Wednesday, January 18, 2017
This ALERT is for investors who buy mutual funds via a discount broker. Discount brokers shouldn’t be collecting opaquely disclosed trailer commissions intended to provide you with investment advice. The obligation to provide investment advice is contained in Fund Facts , the document you were given before you bought the fund . A recent report provided by securities regulators tells us that only $12 Billion of the $30 billion in mutual funds at discount brokers are D class ( a class of fund with the portion of cost intended for advice stripped out) which means that $18 billion is invested in trailer commission paying funds, referred to as A class.

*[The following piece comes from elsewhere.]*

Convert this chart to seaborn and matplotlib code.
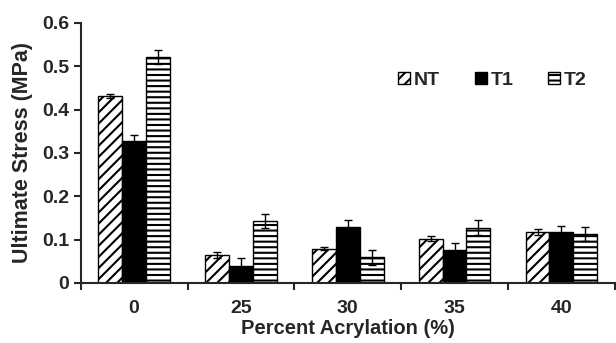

Since discount brokers cannot and do not provide investment advice, clients of A class funds are being overcharged. Clients are not being treated fairly, honestly and in good faith as required by securities laws. We've been asking Regulators for years to enforce the law; we're still waiting for an answer.
By the way, at 1% trailing commission, that amounts to an astounding $180,000,000 each year that isn't going towards the retirement funds of Canadians! Shameful, no?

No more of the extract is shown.